Corren semanas cristianas y resulta pertinente una provocadora pregunta, sobre todo para aquellos que se hacen reconocer y denominar cristianos, ¿tienen perdón de Dios los militares y policías que torturaron en Chile entre 1973 y 1990?
O, más filosóficamente, como lo hicieran los teóricos frankfurtianos allá por la década del cuarenta y cincuenta del siglo XX, ¿dónde estaba Dios cuándo ocho militares y un Carabinero torturaron por error a una familia completa, para luego asesinar a dos adolescentes, a uno de los cuales le faltaba la mitad de la cara, cuando fue reconocido por su madre en la morgue?
Entre 1973 y 1990 el Estado de Chile violó sistemáticamente los derechos humanos de hombres, mujeres y niños.. Se calcula un total de víctimas de 38.254 personas en todo el país.
Las torturas, ejecutadas por militares y policías de todos los rangos y lugares del país, incluyó atrocidades como, golpizas reiteradas, colgamientos, posiciones forzadas, aplicación de electricidad en todas las partes del cuerpo, amenazas, simulacros de fusilamiento, desnudamiento, violaciones coletivas, presenciar torturas de otros, incluidos sus propios familiares, ruleta rusa, presenciar fusilamientos de otros detenidos, confinamiento en condiciones infrahumanas, privación del sueño, asfixias, exposición a temperaturas extremas, etecétera.
Las consecuencias de estas atrocidades, aún parcialmente inexploradas, tienen alcances que permanecerán durante décadas como una herida abierta en la conciencia colectiva de la sociedad chilena.
La publicación del libro “Así se torturó en Chile (1973-1990)” (Ediciones La Copa Rota, 2018) pone a disposición de la comunidad un detalle parcial de los vejámenes cometidos por los agentes del Estado, los cuales fueron recogidos por la Comisión Valech y sus ampliaciones el 2005 y 2011.

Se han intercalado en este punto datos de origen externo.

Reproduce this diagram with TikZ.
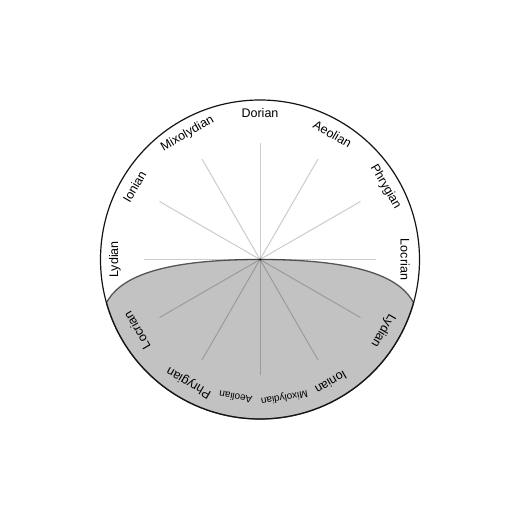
\documentclass[tikz,border=0pt]{standalone}
\usepackage{fontspec}
\setmainfont{Liberation Sans}
\usepackage{xcolor}
\usepackage{tikz}
\usetikzlibrary{positioning, calc}
\definecolor{mydark}{RGB}{20,20,20}
\definecolor{myedge}{RGB}{85,85,85}
\definecolor{myshade}{RGB}{194,194,194}
\tikzset{
  rim/.style={draw=mydark, line width=1.2pt},
  spoke/.style={draw=black, draw opacity=0.2, line width=1pt},
  shade/.style={fill=myshade, draw=myedge, line width=1.3pt},
  mode/.style={font=\fontsize{12.5}{14}\selectfont, inner sep=1pt},
  smallmode/.style={font=\fontsize{10}{12}\selectfont, inner sep=1pt}
}

\begin{document}
\begin{tikzpicture}[x=1pt, y=1pt]
  \useasboundingbox (0,0) rectangle (519,519);
  \coordinate (c) at (260,259.5);

  % Lower shaded half
  \begin{scope}[shift={(c)}]
    \path [shade] (195.7:159.5) arc[start angle=195.7, end angle=344.3, radius=159.5]
      .. controls (142,-22) and (110,0) .. (0,0)
      .. controls (-110,0) and (-142,-22) .. cycle;
  \end{scope}

  % Spokes
  \foreach \a in {0,30,...,330}
    \draw [spoke] (c) -- ++(\a:116);

  % Outer ring
  \draw [rim] (c) circle[radius=159.5];

  % Upper labels
  \node [mode, rotate=90]  (lyd) at ($(c)+(180:145)$) {Lydian};
  \node [mode, rotate=60]  (ion) at ($(c)+(150:145)$) {Ionian};
  \node [mode, rotate=30]  (mix) at ($(c)+(120:145)$) {Mixolydian};
  \node [mode]             (dor) at ($(c)+(90:146)$) {Dorian};
  \node [mode, rotate=-30] (aeo) at ($(c)+(60:145)$) {Aeolian};
  \node [mode, rotate=-60] (phr) at ($(c)+(30:145)$) {Phrygian};
  \node [mode, rotate=-90] (loc) at ($(c)+(0:145)$) {Locrian};

  % Lower labels
  \node [mode, rotate=-120]     (llyd) at ($(c)+(-30:142)$) {Lydian};
  \node [mode, rotate=-150]     (lion) at ($(c)+(-60:142)$) {Ionian};
  \node [smallmode, rotate=-170] (lmix) at ($(c)+(-80:140)$) {Mixolydian};
  \node [smallmode, rotate=170]  (laeo) at ($(c)+(-100:140)$) {Aeolian};
  \node [mode, rotate=150]      (lphr) at ($(c)+(-120:142)$) {Phrygian};
  \node [mode, rotate=120]      (lloc) at ($(c)+(-150:142)$) {Locrian};
\end{tikzpicture}
\end{document}
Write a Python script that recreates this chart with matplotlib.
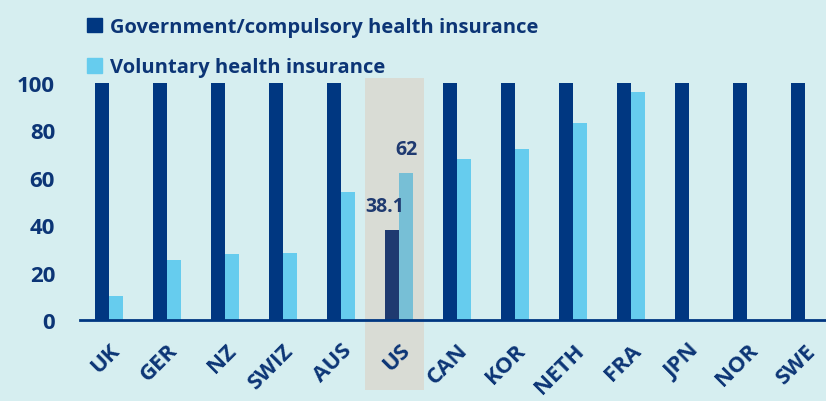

Especial mención tienen los actos cometidos contra las mujeres. Estos incluyeron, en palabras de una mujer torturada, “Al quedar detenida fui incomunicada en una sala donde luego me violó un soldado raso (…) Por violación de los torturadores quedé embarazada y aborté en la cárcel. Sufrí shock eléctricos, colgamientos, pau de arara, submarinos, simulacros de fusilamiento, quemaduras con cigarros (…) Me obligaron a tener relaciones sexuales con mi padre y hermano que estaban detenidos”.
El uso de la electricidad como herramienta para causar el terror es una de las prácticas que más se repiten en los relatos de los sobrevivientes. La introducción de ratas en la vagina y las violaciones masivas fueron algunas de las actividades recurrentes contra las mujeres.
Las golpizas que duraban meses e incluían quemaduras, quebrado de dientes y todo tipo de violencia demencial, fueron actividades transvesarles contra hombres, mujeres y niños.
Los sobrevivientes, testigos perfectos como Primo Levi, el judío torturado en Auschwitz, relatan cada uno de estos actos con la afección de quien sobrevive para contar lo sucedido.
El testigo, aquel que fue despojado de su condición humana al ser sometido a todo tipo de despojos posibles, es un cadáver ambulante como señala el filósofo italiano Giorgio Agamben.
La memoria de la comunidad en la cual estos actos fueron cometidos se reconfigura y abre nuevos espacios donde el terror de asoma como una práctica posible.
La memoria constituye no solo un registro del pasado. No es una caja de archivos muertos que se actualizan con cada nuevo testimonio. Es más bien una estructura viva que traza el horizonte de lo posible. Por esta razón cabe preguntarse por las consecuencias sociales de la tortura en Chile.
Es posible observar un tenebroso presente y futuro debido a la ausencia de una educación de derechos humanos en los órganos policiales y militares. Esta tarea no puede depender de la voluntad individual y, ante la ausencia de Dios durante las torturas, es el Estado el que debe materializar el “nunca más”.
Cuando presenciamos la violencia extrema de la policía, sus juicios por montajes, sus vínculos delictivos, los robos y escándalos millonarios, el comportamiento animal de muchos carabineros que anda suelto, me parece que estamos en presencia del futuro trazado por la tortura y la impunidad.
La posible emergencia del fascismo pinochetista es otro de los registros de los cuales deberemos hacernos cargo.
Queda tanto por hacer y es tan urgente que la centro izquierda y la derecha democrática deberían ser capaces de tender puentes para cerrar el paso a quienes ampararon tamañas aberraciones.